The essence of this debate is censorship (neither requested nor disclosed) of an ideology (Religious beliefs). It is the advocacy for the suspension of the right to free speech.

I see your point, I really do and hope you believe me. That is what makes things like this contentious, and it is (you'll pardon me) one of the reasons for choosing the subject matter as a debate topic. We could have debated whether we prefer May to be cool or warm, but that wouldn't generate a whole lot of interest.

And I think you have to recognize that nobody debating this topic on this forum is going to have any power to do anything anyway, so freedom is probably safe for at least a few more days.

But I'd also like to point out to you that there are parallels, and they give me pause to consider. We self-censor all the time, primarily so as to keep civil discourse civil, and so that we don't have to haul out our swords and kill each other for every poorly chosen word.

For instance, nobody that I know would look at a woman with a particularly ugly birth-mark and point it out loudly for all to hear, with comments about how it must be hard for her to get a date!

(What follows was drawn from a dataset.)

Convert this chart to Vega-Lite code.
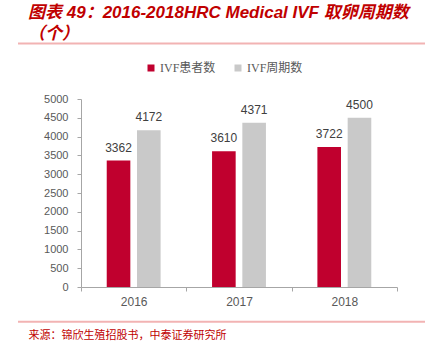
{
  "$schema": "https://vega.github.io/schema/vega-lite/v6.json",
  "autosize": "none",
  "width": 316,
  "height": 188,
  "padding": {"left": 81, "top": 99, "right": 33, "bottom": 68},
  "background": "white",
  "title": {
    "text": ["图表 49：2016-2018HRC  Medical  IVF  取卵周期数", "（个）"],
    "anchor": "start",
    "frame": "group",
    "dx": -53,
    "offset": 0,
    "font": "Liberation Sans, Noto Sans CJK SC",
    "fontSize": 17,
    "fontStyle": "italic",
    "fontWeight": "bold",
    "color": "#c00000",
    "lineHeight": 21
  },
  "data": {
    "values": [
      {"year": "2016", "series": "IVF患者数", "value": 3362},
      {"year": "2016", "series": "IVF周期数", "value": 4172},
      {"year": "2017", "series": "IVF患者数", "value": 3610},
      {"year": "2017", "series": "IVF周期数", "value": 4371},
      {"year": "2018", "series": "IVF患者数", "value": 3722},
      {"year": "2018", "series": "IVF周期数", "value": 4500}
    ]
  },
  "config": {
    "view": {"stroke": null},
    "axis": {"grid": false},
    "axisY": {
      "values": [0, 500, 1000, 1500, 2000, 2500, 3000, 3500, 4000, 4500, 5000],
      "format": "d",
      "labelOverlap": false,
      "labelFont": "Liberation Sans",
      "labelFontSize": 11,
      "labelColor": "#595959",
      "labelPadding": 9,
      "tickSize": 4,
      "tickColor": "#a6a6a6",
      "domainColor": "#a6a6a6"
    }
  },
  "layer": [
    {
      "mark": {"type": "bar"},
      "encoding": {
        "x": {
          "field": "year",
          "type": "nominal",
          "scale": {"paddingInner": 0, "paddingOuter": 0},
          "axis": {
            "labelAngle": 0,
            "labelFont": "Liberation Sans",
            "labelFontSize": 12,
            "labelColor": "#595959",
            "labelPadding": 5,
            "tickBand": "extent",
            "tickSize": 4,
            "tickColor": "#a6a6a6",
            "domainColor": "#a6a6a6",
            "title": "来源：锦欣生殖招股书，中泰证券研究所",
            "titleAnchor": "start",
            "titleAlign": "left",
            "titleX": -53,
            "titleY": 48,
            "titleBaseline": "middle",
            "titleFont": "Noto Sans CJK SC",
            "titleFontSize": 11,
            "titleFontWeight": "normal",
            "titleColor": "#c00000"
          }
        },
        "xOffset": {
          "field": "series",
          "type": "nominal",
          "sort": ["IVF患者数", "IVF周期数"],
          "scale": {"paddingInner": 0.22, "paddingOuter": 0.85}
        },
        "y": {
          "field": "value",
          "type": "quantitative",
          "scale": {"domain": [0, 5000], "nice": false},
          "axis": {
            "title": null,
            "values": [0, 500, 1000, 1500, 2000, 2500, 3000, 3500, 4000, 4500, 5000],
            "labelOverlap": false
          }
        },
        "color": {
          "field": "series",
          "type": "nominal",
          "sort": ["IVF患者数", "IVF周期数"],
          "scale": {"range": ["#c0002e", "#c9c9c9"]},
          "legend": {
            "title": null,
            "orient": "none",
            "direction": "horizontal",
            "legendX": 64,
            "legendY": -37,
            "symbolType": "square",
            "symbolSize": 49,
            "symbolStrokeWidth": 0,
            "labelFont": "Liberation Serif, Noto Sans CJK SC",
            "labelFontSize": 12,
            "labelColor": "#595959",
            "labelOffset": 3,
            "columnPadding": 16
          }
        }
      }
    },
    {
      "mark": {"type": "text", "baseline": "bottom", "dy": -6, "font": "Liberation Sans", "fontSize": 12, "color": "#404040"},
      "encoding": {
        "x": {"field": "year", "type": "nominal"},
        "xOffset": {"field": "series", "type": "nominal", "sort": ["IVF患者数", "IVF周期数"]},
        "y": {
          "field": "value",
          "type": "quantitative",
          "axis": {
            "title": null,
            "values": [0, 500, 1000, 1500, 2000, 2500, 3000, 3500, 4000, 4500, 5000],
            "labelOverlap": false
          }
        },
        "text": {"field": "value", "type": "quantitative", "format": "d"}
      }
    },
    {
      "data": {"values": [{"line": "top"}]},
      "mark": {"type": "rule", "color": "#f2b3b3", "strokeWidth": 2, "clip": false},
      "encoding": {
        "x": {"value": -63},
        "x2": {"value": 344},
        "y": {"value": -55.5}
      }
    },
    {
      "data": {"values": [{"line": "bottom"}]},
      "mark": {"type": "rule", "color": "#f2b3b3", "strokeWidth": 2, "clip": false},
      "encoding": {
        "x": {"value": -63},
        "x2": {"value": 344},
        "y": {"value": 222.7}
      }
    }
  ]
}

Okay, pretty weak example. However, there are most definitely people out there who's "ideology" includes ethnic or religious hatred, and as a society we strongly discourage the expression of those feelings, no matter how powerfully they are felt. And somehow, we've all (or nearly all) managed to agree.

I find it pretty disappointing, by the way, that the Democratic race is so profoundly focused on whether they're going to nominate "a woman or a black man" as their candidate for President. My own view is, who cares? But with all that babble about those issues, I'm having a hard time really hearing (way up here in the frozen north) what these two candidates are really all about. And that's all that should concern people about them, if they are going to potentially give them the keys to the White House.

Sometimes a change in paradigm, a real sea-change in how we think, takes a little pressure. It was the same during the Enlightenment. Once conditioned to believe that we were all naturally subject to authority, with no need to think about why, the Enlightenment sought to show that all men were able to think for themselves. Not that religion was wrong, per se, but that it had its own proper place, and government was not that proper place. The result was greater rights for common people, and a decline in the influence of authoritarian institutions such as the nobility and Church.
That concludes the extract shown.